At a high level, a revenue sharing note is an agreement between an investor and a business. The business agrees to share a percentage of any revenue they might generate in the future until their investors receive an agreed upon return on investment.
A Revenue Sharing Note is different from a typical loan as most loans typically follow a fixed repayment schedule -- a lender will expect to be repaid the amount they’ve provided plus some interest, according to a schedule, usually with a fixed repayment amount at set intervals. But with many businesses (especially small businesses), it can often be difficult to determine an appropriate schedule. There are many uncertainties that affect a small business, and having a fixed repayment schedule can sometimes be detrimental to their success as cash flow can vary, especially when starting or expanding, but the payments remain the same.
Alternatively, they could use a more flexible structure - this is where Revenue Sharing Notes come in. Instead of a set interest payment, businesses share a percentage of their overall revenue until the investment is repaid along with an investment multiple or the notes mature, i.e. become due. If the notes mature prior to full repayment, an investor has the right to seek the full repayment.

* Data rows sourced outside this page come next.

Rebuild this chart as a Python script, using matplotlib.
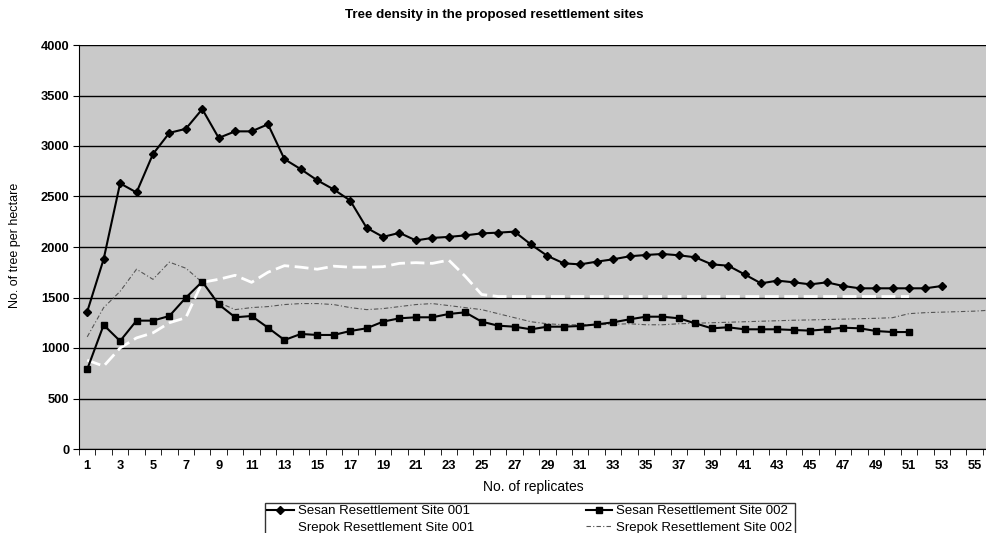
import matplotlib
matplotlib.use("Agg")
import matplotlib.pyplot as plt
import numpy as np

plt.rcParams['font.family'] = ['Liberation Sans', 'DejaVu Sans']

title = "Tree density in the proposed resettlement sites"
x_label = "No. of replicates"
y_label = "No. of tree per hectare"

series_names = ["Sesan Resettlement Site 001", "Sesan Resettlement Site 002",
                "Srepok Resettlement Site 001", "Srepok Resettlement Site 002"]

sesan_001 = [1360, 1880, 2630, 2540, 2920, 3130, 3170, 3365, 3080, 3145,
             3145, 3215, 2870, 2770, 2660, 2570, 2460, 2190, 2100, 2140,
             2065, 2090, 2100, 2115, 2135, 2142, 2152, 2025, 1912, 1838,
             1828, 1855, 1878, 1908, 1921, 1931, 1918, 1898, 1828, 1815,
             1729, 1640, 1667, 1650, 1630, 1650, 1614, 1591, 1591, 1591,
             1591, 1591, 1614]

sesan_002 = [789, 1228, 1069, 1271, 1271, 1317, 1498, 1657, 1432, 1304,
             1317, 1201, 1079, 1139, 1129, 1129, 1168, 1195, 1261, 1294,
             1304, 1304, 1337, 1353, 1261, 1221, 1211, 1185, 1211, 1211,
             1218, 1234, 1254, 1284, 1310, 1310, 1294, 1244, 1195, 1205,
             1185, 1185, 1185, 1178, 1172, 1185, 1201, 1195, 1168, 1158,
             1158]

srepok_001 = [880, 820, 1000, 1100, 1150, 1250, 1300, 1650, 1680, 1720,
              1650, 1750, 1815, 1800, 1780, 1810, 1800, 1800, 1805, 1838,
              1845, 1838, 1870, 1710, 1530, 1510, 1510, 1510, 1510, 1510,
              1510, 1510, 1510, 1510, 1510, 1510, 1510, 1510, 1510, 1510,
              1510, 1510, 1510, 1510, 1510, 1510, 1510, 1510, 1510, 1510,
              1510]

srepok_002 = [1110, 1400, 1560, 1780, 1680, 1850, 1790, 1650, 1450, 1380,
              1400, 1410, 1430, 1440, 1440, 1430, 1400, 1380, 1390, 1410,
              1430, 1440, 1420, 1400, 1380, 1340, 1300, 1260, 1240, 1230,
              1230, 1230, 1235, 1240, 1230, 1230, 1240, 1245, 1250, 1255,
              1260, 1265, 1270, 1275, 1278, 1282, 1286, 1290, 1294, 1300,
              1340, 1350, 1355, 1360, 1365, 1375]

x_ticklabels = [str(i) for i in range(1, 56, 2)]
y_ticks = list(range(0, 4001, 500))

fig = plt.figure(figsize=(9.87, 5.33), dpi=100)
fig.patch.set_facecolor('white')
ax = fig.add_axes([79/987, 1-449/533, 1-79/987, (449-45)/533])
ax.set_facecolor('#c9c9c9')

def xs(vals):
    return np.arange(1, len(vals) + 1)

ax.plot(xs(srepok_002), srepok_002, color='#555555', lw=0.8, ls=(0, (4, 2, 1, 2)),
        label=series_names[3], zorder=3)
ax.plot(xs(srepok_001), srepok_001, color='white', lw=2.0, ls=(0, (5, 2)),
        label=series_names[2], zorder=3)
ax.plot(xs(sesan_002), sesan_002, color='black', lw=1.5, marker='s', ms=5,
        label=series_names[1], zorder=4)
ax.plot(xs(sesan_001), sesan_001, color='black', lw=1.5, marker='D', ms=4,
        label=series_names[0], zorder=4)

ax.set_xlim(0.5, 55.75)
ax.set_ylim(0, 4000)
ax.set_yticks(y_ticks)
ax.set_yticklabels([str(v) for v in y_ticks], fontsize=9.3, fontweight='bold')
ax.set_xticks(list(range(1, 56, 2)))
ax.set_xticklabels(x_ticklabels, fontsize=9.3, fontweight='bold')
ax.set_xticks(np.arange(0.5, 56, 1.0), minor=True)
ax.tick_params(axis='x', which='major', length=0, pad=8)
ax.tick_params(axis='x', which='minor', length=4, direction='out', color='black')
ax.tick_params(axis='y', length=4, direction='out', color='black', pad=3)
ax.grid(axis='y', color='black', lw=1.0)
ax.set_axisbelow(True)
for s in ['top', 'right']:
    ax.spines[s].set_visible(False)
ax.spines['left'].set_color('black')
ax.spines['bottom'].set_color('black')

fig.text(494/987, 1-15/533, title, ha='center', va='center', fontsize=9.6, fontweight='bold')
fig.text(533/987, 1-487/533, x_label, ha='center', va='center', fontsize=10)
fig.text(15/987, 1-245/533, y_label, ha='center', va='center', fontsize=9, rotation=90)

handles, labels = ax.get_legend_handles_labels()
order = [3, 1, 2, 0]
leg = fig.legend([handles[i] for i in order], [labels[i] for i in order],
                 loc='upper left', bbox_to_anchor=(258/987, 1-496/533), ncol=2,
                 fontsize=9.5, frameon=True, fancybox=False, edgecolor='black',
                 facecolor='white', handlelength=2.0, columnspacing=8.5,
                 borderpad=0.2, labelspacing=0.3, handletextpad=0.3)
leg.get_frame().set_linewidth(1.0)

fig.savefig('out.png', dpi=100, facecolor=fig.get_facecolor())
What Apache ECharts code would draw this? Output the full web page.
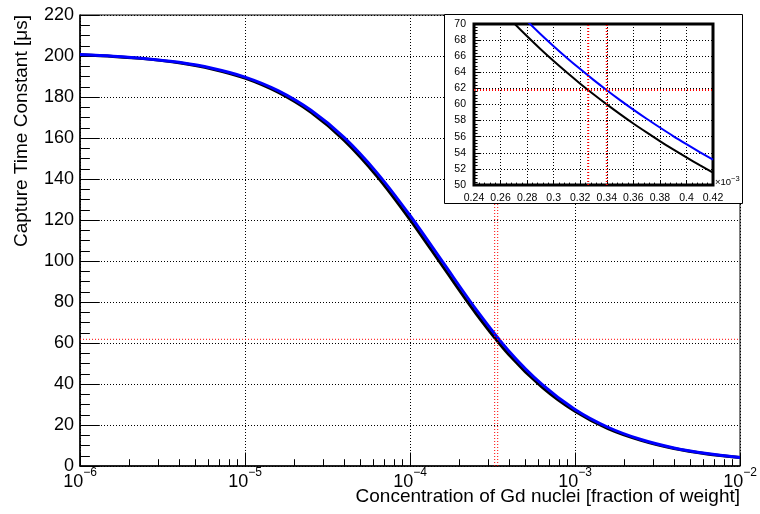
<!DOCTYPE html>
<html><head><meta charset="utf-8">
<script src="https://cdn.jsdelivr.net/npm/echarts@6/dist/echarts.min.js"></script>
<style>html,body{margin:0;padding:0;background:#fff}#c{width:760px;height:514px}</style>
</head><body><div id="c"></div>
<script>
// ---- data ----
const conc = [1e-6,1.585e-6,2.512e-6,3.981e-6,6.31e-6,
              1e-5,1.585e-5,2.512e-5,3.981e-5,6.31e-5,
              1e-4,1.585e-4,2.512e-4,3.981e-4,6.31e-4,
              1e-3,1.585e-3,2.512e-3,3.981e-3,6.31e-3,1e-2];
const tauBlack = [200.6,199.8,198.6,196.7,193.7,
                  189.2,182.3,172.5,158.9,141.3,
                  120.2,97.2,74.4,54.3,38.5,
                  26.7,18.2,12.5,8.5,5.85,4.1];
const tauBlue  = [200.7,199.9,198.7,196.9,194.0,
                  189.7,183.1,173.5,160.3,143.0,
                  122.2,99.3,76.4,56.0,39.8,
                  27.6,18.9,12.9,8.8,6.05,4.2];
// inset (x in units of 1e-3)
const insetX = [0.26,0.27,0.28,0.29,0.30,0.31,0.32,0.33,0.34,0.35,0.36,0.37,0.38,0.39,0.40,0.41,0.42];
const insetBlack = [71.85,70.12,68.47,66.90,65.40,63.97,62.59,61.28,60.02,58.81,57.64,56.53,55.45,54.42,53.42,52.46,51.53];
const insetBlue  = [73.78,72.03,70.36,68.77,67.25,65.79,64.40,63.06,61.78,60.55,59.37,58.23,57.14,56.08,55.07,54.09,53.14];
// reference lines
const redX = [0.326e-3, 0.34e-3];
const redY = [61.8];
// axis ranges and ticks
const mainX = [1e-6, 1e-2];
const mainY = [0, 220];
const insetXRange = [0.24, 0.42];
const insetYRange = [50, 70];
const minorXTicks = [2e-6,3e-6,4e-6,5e-6,6e-6,7e-6,8e-6,9e-6,2e-5,3e-5,4e-5,5e-5,6e-5,7e-5,8e-5,9e-5,2e-4,3e-4,4e-4,5e-4,6e-4,7e-4,8e-4,9e-4,2e-3,3e-3,4e-3,5e-3,6e-3,7e-3,8e-3,9e-3];
const xTitle = 'Concentration of Gd nuclei [fraction of weight]';
const yTitle = 'Capture Time Constant [\u03bcs]';

const FF = '"Liberation Sans", Arial, Helvetica, sans-serif';
const dot = [1, 2];

const chart = echarts.init(document.getElementById('c'), null, {renderer: 'canvas'});

function pair(xs, ys) { return xs.map((x, i) => [x, ys[i]]); }

function redSeries(xIdx, yIdx, xs, ys, xr, yr, width, z) {
  const out = [];
  xs.forEach(v => out.push({
    type: 'line', xAxisIndex: xIdx, yAxisIndex: yIdx, data: [[v, yr[0]], [v, yr[1]]],
    showSymbol: false, silent: true, clip: true, z: z,
    lineStyle: {color: '#ff0000', type: dot, width: width}
  }));
  ys.forEach(v => out.push({
    type: 'line', xAxisIndex: xIdx, yAxisIndex: yIdx, data: [[xr[0], v], [xr[1], v]],
    showSymbol: false, silent: true, clip: true, z: z,
    lineStyle: {color: '#ff0000', type: dot, width: width}
  }));
  return out;
}

const option = {
  animation: false,
  backgroundColor: '#fff',
  grid: [
    {left: 80, top: 15, width: 660, height: 451, show: true, borderColor: '#000', borderWidth: 1, backgroundColor: 'transparent'},
    {left: 474, top: 24, width: 239, height: 161, show: true, borderColor: '#000', borderWidth: 3, backgroundColor: '#fff', z: 110}
  ],
  xAxis: [
    {
      type: 'log', logBase: 10, gridIndex: 0, min: mainX[0], max: mainX[1],
      axisLine: {show: true, onZero: false, lineStyle: {color: '#000', width: 1.5}},
      axisTick: {show: true, inside: true, length: 13.5, lineStyle: {color: '#000', width: 1}},
      splitLine: {show: true, lineStyle: {color: '#000', type: dot, width: 1}},
      axisLabel: {
        margin: 1, color: '#000',
        formatter: function (v) {
          const e = Math.round(Math.log10(v));
          return '{b|10}{s|' + (e < 0 ? '\u2212' + (-e) : e) + '}';
        },
        rich: {
          b: {fontSize: 18, fontFamily: FF, lineHeight: 24, verticalAlign: 'bottom', color: '#000'},
          s: {fontSize: 12, fontFamily: FF, lineHeight: 13, verticalAlign: 'top', color: '#000'}
        }
      }
    },
    {
      type: 'log', logBase: 10, gridIndex: 0, min: mainX[0], max: mainX[1], position: 'bottom',
      axisLine: {show: false},
      axisLabel: {show: false},
      splitLine: {show: false},
      axisTick: {show: true, inside: true, length: 6.8, customValues: minorXTicks, lineStyle: {color: '#000', width: 1}}
    },
    {
      type: 'value', gridIndex: 1, min: insetXRange[0], max: insetXRange[1], interval: 0.02, z: 112,
      axisLine: {show: false},
      axisTick: {show: true, inside: true, length: 4.8, lineStyle: {color: '#000'}},
      minorTick: {show: true, splitNumber: 5, length: 2.4, lineStyle: {color: '#000'}},
      splitLine: {show: true, lineStyle: {color: '#000', type: dot, width: 1}},
      axisLabel: {fontSize: 10.5, fontFamily: FF, color: '#000', margin: 8}
    }
  ],
  yAxis: [
    {
      type: 'value', gridIndex: 0, min: mainY[0], max: mainY[1], interval: 20,
      axisLine: {show: true, onZero: false, lineStyle: {color: '#000', width: 1.5}},
      axisTick: {show: true, inside: true, length: 19.8, lineStyle: {color: '#000', width: 1}},
      minorTick: {show: true, splitNumber: 4, length: 9.9, lineStyle: {color: '#000', width: 1}},
      splitLine: {show: true, lineStyle: {color: '#000', type: dot, width: 1}},
      axisLabel: {fontSize: 18, fontFamily: FF, color: '#000', margin: 6}
    },
    {
      type: 'value', gridIndex: 1, min: insetYRange[0], max: insetYRange[1], interval: 2, z: 112,
      axisLine: {show: false},
      axisTick: {show: true, inside: true, length: 7.2, lineStyle: {color: '#000'}},
      minorTick: {show: true, splitNumber: 5, length: 3.6, lineStyle: {color: '#000'}},
      splitLine: {show: true, lineStyle: {color: '#000', type: dot, width: 1}},
      axisLabel: {fontSize: 10.5, fontFamily: FF, color: '#000', margin: 8}
    }
  ],
  series: [
    {
      type: 'line', xAxisIndex: 0, yAxisIndex: 0, data: pair(conc, tauBlack),
      showSymbol: false, smooth: 0.3,
      lineStyle: {color: '#000', width: 3}, z: 3
    },
    {
      type: 'line', xAxisIndex: 0, yAxisIndex: 0, data: pair(conc, tauBlue),
      showSymbol: false, smooth: 0.3,
      lineStyle: {color: '#0000ff', width: 3}, z: 4
    }
  ].concat(redSeries(0, 0, redX, redY, mainX, mainY, 1, 5)).concat([
    {
      type: 'line', xAxisIndex: 2, yAxisIndex: 1, data: pair(insetX, insetBlack),
      showSymbol: false, smooth: 0.3, clip: true,
      lineStyle: {color: '#000', width: 2}, z: 120
    },
    {
      type: 'line', xAxisIndex: 2, yAxisIndex: 1, data: pair(insetX, insetBlue),
      showSymbol: false, smooth: 0.3, clip: true,
      lineStyle: {color: '#0000ff', width: 2}, z: 121
    }
  ]).concat(redSeries(2, 1, redX.map(v => v * 1000), redY, insetXRange, insetYRange, 2, 122)),
  graphic: [
    {type: 'rect', z: 100, shape: {x: 444.5, y: 14.5, width: 298, height: 189},
      style: {fill: '#fff', stroke: '#000', lineWidth: 1}},
    {type: 'text', z: 130, x: 715, y: 187,
      style: {text: '{a|\u00d710}{s|\u22123}', textVerticalAlign: 'bottom',
        rich: {a: {fontSize: 9.5, fontFamily: FF, fill: '#000', lineHeight: 12, verticalAlign: 'bottom'},
               s: {fontSize: 7.5, fontFamily: FF, fill: '#000', lineHeight: 8, verticalAlign: 'top'}}}},
    {type: 'text', z: 10, x: 740, y: 497,
      style: {text: xTitle, font: '19px ' + FF, fill: '#000', textAlign: 'right', textVerticalAlign: 'middle'}},
    {type: 'text', z: 10, x: 22, y: 15, rotation: Math.PI / 2,
      style: {text: yTitle, font: '19px ' + FF, fill: '#000', textAlign: 'right', textVerticalAlign: 'middle'}}
  ]
};
chart.setOption(option);
</script>
</body></html>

The rate of return is determined by the business’s gross revenue and the percentage of revenue they share. Investors receive a greater percentage of the business’s revenue by investing more.
With revenue sharing notes, incentives are often better aligned than other types of investments. The business may be able to use more of their early revenue to grow the business. Because investors receive a percentage of revenue, they can benefit from promoting the business in their community to help the business grow.